The play, directed by Max Webster with brilliant set and costume designs by Tim Hatley, opens in the hospital in Mexico where Pi is recovering from his ordeal; representatives of the Canadian consulate (Pi and his family were due to settle in Canada) and the Japanese owners of the wrecked ship are interviewing him to try to find out what happened, but are baffled by the extravagant story he tells of shipping a zoo from India to Canada, and the perils of sharing a small lifeboat with a large tiger.

Here is another play in which narrative plays a significant part, but it is only a framing device, quickly seguing into dramatic reconstructions of the major events of Pi's story; with a dazzling array of video projections and more traditional opening and closing of doors and walls the coldly lit hospital ward is transformed into the vibrant town in which Pi and his family live, the port of embarkation, and the cramped conditions of the ocean-going vessel. Lastly the outlines of the lifeboat emerged as if by magic from the stage floor as the vast loneliness of the ocean was evoked by waves projected onto the floor and expansive vistas of sky elsewhere on the stage. All the while, fantastic puppetry designed by Nick Barnes and Finn Caldwell and directed by the latter brings to life the animals and ocean creatures encountered by the resilient boy at the centre of the story.

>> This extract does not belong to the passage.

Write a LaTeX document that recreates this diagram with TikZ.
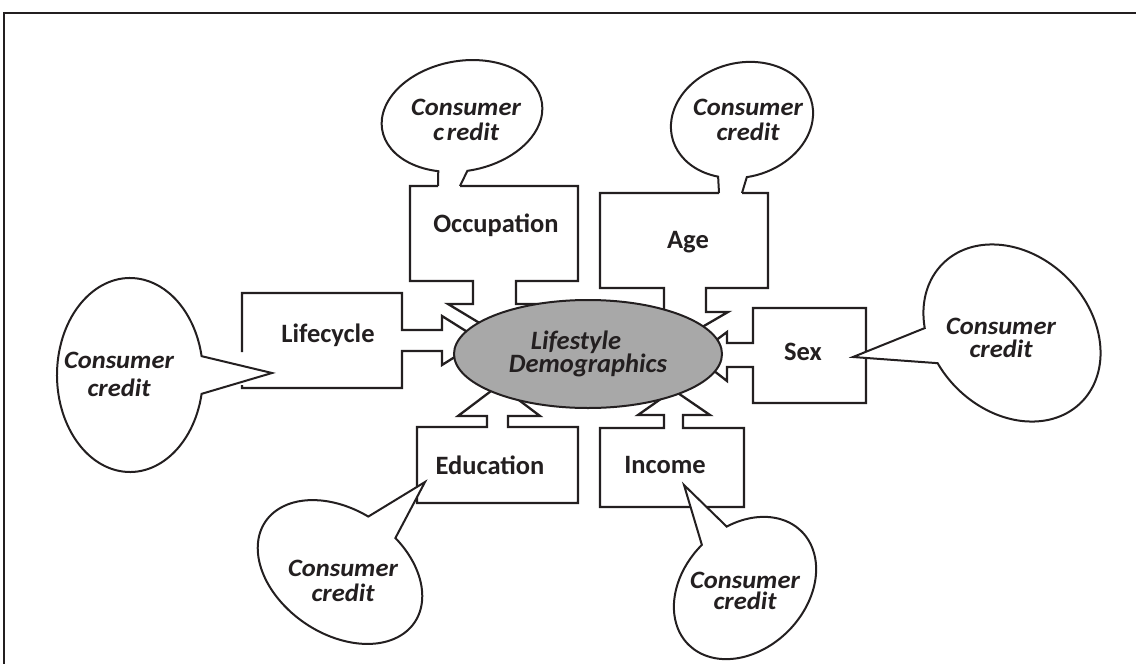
\documentclass[tikz,border=0pt]{standalone}
\usepackage{fontspec}
\setmainfont{Carlito}
\newfontfamily\ccfont[FakeStretch=1.06]{Carlito}
\usetikzlibrary{shapes.geometric}
\definecolor{ink}{RGB}{35,31,32}
\definecolor{ellfill}{RGB}{168,168,168}
\begin{document}
\begin{tikzpicture}[x=1pt,y=-1pt,line join=miter,
  boxline/.style={draw=ink,line width=2.3pt},
  bub/.style={draw=ink,line width=2pt,fill=white},
  boxlabel/.style={font=\fontsize{26.5}{30}\selectfont\bfseries,text=ink,inner sep=0pt},
  cc/.style={font=\ccfont\fontsize{25}{#1}\selectfont\bfseries\itshape,text=ink,align=center,inner sep=0pt}]
\useasboundingbox (0,0) rectangle (1136,664);
% frame
\coordinate (fbl) at (4,664);
\coordinate (ftl) at (4,13);
\coordinate (ftr) at (1136,13);
\draw[draw=ink,line width=2.2pt] (fbl) -- (ftl) -- (ftr);

% tail ends for top bubbles
\coordinate (occA) at (460,186); \coordinate (occB) at (460,200);
\coordinate (occC) at (438,200); \coordinate (occD) at (438,186);
\coordinate (ageA) at (742,193); \coordinate (ageB) at (742,206);
\coordinate (ageC) at (719,206); \coordinate (ageD) at (719,193);
\coordinate (lcTip) at (272,373);
\coordinate (sexTip) at (853,357);
\coordinate (eduTip) at (425,482);
\coordinate (incTip) at (684,485);

% bubbles behind boxes
\begin{scope}[shift={(462,116)},rotate=10]
\filldraw[bub] (114:81 and 55) arc[start angle=114,end angle=453,x radius=81,y radius=55]
  -- (occA) -- (occB) -- (occC) -- (occD) -- cycle;
\end{scope}
\begin{scope}[shift={(742,120)},rotate=15]
\filldraw[bub] (121.6:72 and 57) arc[start angle=121.6,end angle=458.1,x radius=72,y radius=57]
  -- (ageA) -- (ageB) -- (ageC) -- (ageD) -- cycle;
\end{scope}

% boxes with block arrows
\def\occpath{(460,186) -- (578,186) -- (578,281) -- (516,281) -- (516,304) -- (541,304) -- (494.5,332) -- (448,304) -- (473,304) -- (473,281) -- (410,281) -- (410,186) -- (438,186)}
\fill[white] \occpath -- cycle;
\draw[boxline] \occpath;
\def\agepath{(742,193) -- (768,193) -- (768,288) -- (706,288) -- (706,312) -- (728,312) -- (685,337) -- (642,312) -- (664,312) -- (664,288) -- (600,288) -- (600,193) -- (719,193)}
\fill[white] \agepath -- cycle;
\draw[boxline] \agepath;
\def\lcpath{(242,385) -- (242,388) -- (402,388) -- (402,351) -- (442,351) -- (442,365) -- (481,340.5) -- (442,316) -- (442,330) -- (402,330) -- (402,293) -- (242,293) -- (242,352)}
\fill[white] \lcpath -- cycle;
\draw[boxline] \lcpath;
\filldraw[boxline,fill=white] (753,308) -- (866,308) -- (866,403) -- (753,403) -- (753,367) -- (727,367) -- (727,381) -- (695,356) -- (727,332) -- (727,343) -- (753,343) -- cycle;
\filldraw[boxline,fill=white] (417,427) -- (487,427) -- (487,416) -- (458,416) -- (499,385) -- (540,416) -- (508,416) -- (508,427) -- (578,427) -- (578,503) -- (417,503) -- cycle;
\filldraw[boxline,fill=white] (600,428) -- (664,428) -- (664,415) -- (638,415) -- (673.5,390) -- (710,415) -- (683,415) -- (683,428) -- (744,428) -- (744,507) -- (600,507) -- cycle;

% bubbles over boxes
\begin{scope}[shift={(130,375)}]
\filldraw[bub] (11.2:73 and 97) arc[start angle=11.2,end angle=348.8,x radius=73,y radius=97] -- (lcTip) -- cycle;
\end{scope}
\begin{scope}[shift={(1012,333)},rotate=-45]
\filldraw[bub] (131.7:98 and 78) arc[start angle=131.7,end angle=468.6,x radius=98,y radius=78] -- (sexTip) -- cycle;
\end{scope}
\begin{scope}[shift={(340,572)},rotate=-34]
\filldraw[bub] (287.4:90 and 62) arc[start angle=287.4,end angle=625.2,x radius=90,y radius=62] -- (eduTip) -- cycle;
\end{scope}
\begin{scope}[shift={(745,588)},rotate=45]
\filldraw[bub] (292.4:80 and 61) arc[start angle=292.4,end angle=630,x radius=80,y radius=61] -- (incTip) -- cycle;
\end{scope}

% central ellipse with its text
\node[ellipse,draw=ink,line width=2pt,fill=ellfill,minimum width=268pt,minimum height=108pt,inner sep=0pt,
      align=center,text=ink,font=\fontsize{26.5}{21}\selectfont\bfseries\itshape] (core) at (588,354)
      {Lifestyle\hspace*{24pt}\\Demographics};

% box labels
\node[boxlabel] (occ) at (496,225) {Occupation};
\node[boxlabel] (age) at (688,242) {Age};
\node[boxlabel] (lc) at (328,335) {Lifecycle};
\node[boxlabel] (sex) at (803,352) {Sex};
\node[boxlabel] (edu) at (490,465) {Education};
\node[boxlabel] (inc) at (665,465) {Income};

% bubble texts
\node[cc=25] (t1) at (466,120) {Consumer\\c\kern3pt redit};
\node[cc=25] (t2) at (748,120) {Consumer\\credit};
\node[cc=28] (t3) at (119,374) {Consumer\\credit};
\node[cc=23] (t4) at (1001,338) {Consumer\\credit};
\node[cc=25] (t5) at (343,581) {Consumer\\credit};
\node[cc=21] (t6) at (745,591) {Consumer\\credit};
\end{tikzpicture}
\end{document}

The boy has grown up exposed to three very different religious traditions - Hinduism, Islam and Christianity - and has participated in the communal aspects of all of them perhaps without deeply understanding their theological underpinnings. However he remains touchingly convinced that a religious outlook on life is essential; atheists he can cope with because at least they have a belief, while agnostics simply flummox him. This attitude undoubtedly helps him to survive even as the cold rationality of his intercolutors threatens to unhinge him; it's a remarkable testimony to the power of stagecraft, as much as to the power of fiction, that we are on his side as he asserts his right to tell his own story in his own way.

It was really exhilarating to see a play rush headlong through a strong and exciting tale with such confidence and energy.